Just a couple of pictures from our recent hike on the slopes of Mount Rainier, 1,5 hours drive south of Seattle. Not very experienced hikers of this iconic mountain in Washington state, we didn't undertake any treacherous mountain climbing expedition, but a relatively easy hike to a nearby top with amazing views of the ice-covered Rainier.
Arriving at the trail head at some 5700 feet above the sea level, we were immediately transferred from late summer back to early spring. As the first half of this summer had been the coldest on record, snow still covered the north-facing slopes, forcing us to climb over man-high mounds while tracing the constantly disappearing trail through the forests. Despite the cold, an amazing botanical variety greeted us: glacier lilies (Erythronium grandiflorum) peeked through the snow and filled the melting meadows at sunnier glades and thrifts of the American false hellebore (Veratrum viride) pushed towards the sun at the mountain sides. At the top, tiny penstemons (pink P. davidsonii and blue P. procerus) and western pasqueflowers (Anemone occidentalis) popped up from the the gravel-covered steep ground like small, delicate jewels.

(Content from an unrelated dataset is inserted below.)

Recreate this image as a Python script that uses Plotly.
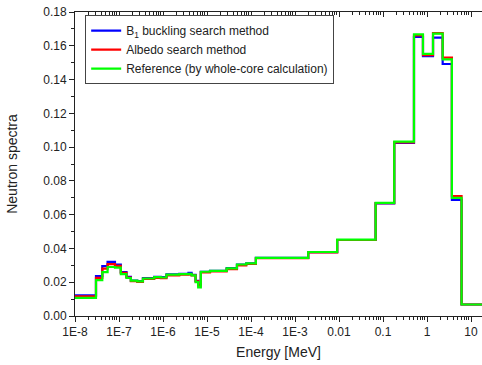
import plotly.graph_objects as go

# Energy group boundaries [MeV]
edges = [1e-8, 3e-8, 4.17e-8, 5.5e-8, 8.1e-8, 1.1e-7, 1.48e-7, 1.86e-7, 2.6e-7,
         3.5e-7, 6.3e-7, 8.9e-7, 1.2e-6, 2.34e-6, 3.8e-6, 4.47e-6, 5.5e-6, 6.3e-6,
         7.24e-6, 1.17e-5, 2.8e-5, 4.8e-5, 7.8e-5, 1.29e-4, 2.0e-3, 9.1e-3, 0.068,
         0.18, 0.506, 0.81, 1.37, 2.27, 3.68, 6.1, 20.0]

b1 = [0.0122, 0.0236, 0.0295, 0.0320, 0.0305, 0.0260, 0.0232, 0.0210, 0.0206,
      0.0224, 0.0232, 0.0230, 0.0247, 0.0250, 0.0255, 0.0244, 0.0208, 0.0185,
      0.0262, 0.0268, 0.0283, 0.0305, 0.0312, 0.0344, 0.0378, 0.0450, 0.0667,
      0.1025, 0.1652, 0.1538, 0.1648, 0.1492, 0.0688, 0.0068]
albedo = [0.0117, 0.0226, 0.0281, 0.0307, 0.0297, 0.0255, 0.0228, 0.0207, 0.0202,
          0.0220, 0.0226, 0.0224, 0.0241, 0.0245, 0.0247, 0.0240, 0.0205, 0.0180,
          0.0258, 0.0264, 0.0278, 0.0300, 0.0308, 0.0342, 0.0377, 0.0450, 0.0668,
          0.1028, 0.1662, 0.1545, 0.1675, 0.1530, 0.0710, 0.0068]
reference = [0.0107, 0.0212, 0.0260, 0.0290, 0.0287, 0.0248, 0.0225, 0.0210, 0.0205,
             0.0222, 0.0230, 0.0228, 0.0245, 0.0248, 0.0250, 0.0241, 0.0200, 0.0170,
             0.0262, 0.0267, 0.0282, 0.0305, 0.0312, 0.0344, 0.0379, 0.0452, 0.0670,
             0.1032, 0.1668, 0.1552, 0.1672, 0.1520, 0.0700, 0.0068]

series = [
    ("B<sub>1</sub> buckling search method", b1, "#0000FF"),
    ("Albedo search method", albedo, "#FF0000"),
    ("Reference (by whole-core calculation)", reference, "#00FF00"),
]

tick_vals = [1e-8, 1e-7, 1e-6, 1e-5, 1e-4, 1e-3, 1e-2, 1e-1, 1, 10]
tick_text = ["1E-8", "1E-7", "1E-6", "1E-5", "1E-4", "1E-3", "0.01", "0.1", "1", "10"]
minor_vals = [m * 10.0 ** d for d in range(-8, 2) for m in range(2, 10)]

FONT = "Liberation Sans"

fig = go.Figure()
for name, vals, col in series:
    fig.add_trace(go.Scatter(
        x=edges, y=list(vals) + [vals[-1]], mode="lines", name=name,
        line=dict(color=col, width=2.2, shape="hv"),
    ))

fig.update_layout(
    width=482, height=365,
    margin=dict(l=75, r=0, t=12, b=49),
    paper_bgcolor="white", plot_bgcolor="white",
    font=dict(family=FONT, size=12, color="#222"),
    showlegend=True,
    legend=dict(x=0.025, y=0.99, xanchor="left", yanchor="top",
                bordercolor="#444", borderwidth=1, bgcolor="white",
                font=dict(size=12, family=FONT, color="#222"),
                tracegroupgap=0, itemwidth=30),
    xaxis=dict(
        type="log", range=[-8, 1.25],
        tickvals=tick_vals, ticktext=tick_text,
        ticks="outside", ticklen=5, tickwidth=1, tickcolor="#222",
        showline=True, linecolor="#222", linewidth=1,
        showgrid=False, zeroline=False,
        minor=dict(tickvals=minor_vals, ticks="outside", ticklen=3,
                   tickcolor="#222", showgrid=False),
        tickfont=dict(size=12),
        title=dict(text="Energy [MeV]", font=dict(size=14), standoff=8),
    ),
    xaxis2=dict(
        type="log", range=[-8, 1.25], overlaying="x", side="top",
        tickvals=tick_vals, showticklabels=False,
        ticks="inside", ticklen=5, tickcolor="#222",
        showline=True, linecolor="#222", linewidth=1,
        showgrid=False, zeroline=False,
        minor=dict(tickvals=minor_vals, ticks="inside", ticklen=3,
                   tickcolor="#222", showgrid=False),
    ),
    yaxis=dict(
        range=[0, 0.18], dtick=0.02, tickformat=".2f",
        ticks="outside", ticklen=5, tickwidth=1, tickcolor="#222",
        showline=True, linecolor="#222", linewidth=1,
        showgrid=False, zeroline=False,
        minor=dict(dtick=0.01, ticks="outside", ticklen=3,
                   tickcolor="#222", showgrid=False),
        tickfont=dict(size=12),
        title=dict(text="Neutron spectra", font=dict(size=14), standoff=22),
    ),
)

# invisible trace to anchor the top axis
fig.add_trace(go.Scatter(x=[edges[0]], y=[0], xaxis="x2", mode="markers",
                         marker=dict(opacity=0), showlegend=False, hoverinfo="skip"))

fig.write_html("out.html")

I love alpine plants, but I've never been a great fan of man-made rock or alpine gardens. I find them too artificial, as they usually are awkwardly filled with boulders to simulate the extreme conditions that these tough but discriminating plants need to survive (I'm not talking here of rock gardens on natural cliffs - they can be simply stunning). To really appreciate the resilient beauty and hardiness of these tinies, they need to be seen amongst the rocks, snow and hard winds of the mountain sides where they originally grow. But that would deny access to them for many plant lovers, so I understand why botanical gardens around the world keep building their alpine gardens despite often being close to sea-level.
Phlox caespitosa; unidentified little bellis-like plant; Penstemon davisonii.
In private gardens, I seldom think it is a good idea to compose mini-Matterhorns or Mount Rainiers to grow alpines. Instead of engaging in that kind of "make-believe", growing them in stone troughs and planters mulched with small gravel is so much more beautiful and stylish, allowing easy access to the small plants by lifting them to the eye level (Vita's old troughs with alpines in Sissinghurst are an excellent example of this). As I love alpine plants, I decided adding a "Mount Rainier alpine collection" somewhere on my garden in Sweden as a reminder of these majestic slopes. There are great cliffs already, so just need to find a couple of old stone troughs to be used as a focal point...
It is impossible to create better alpine displays than these found on the slopes of Mount Rainier, but I still would love to have a couple of old stone troughs with some of these gems.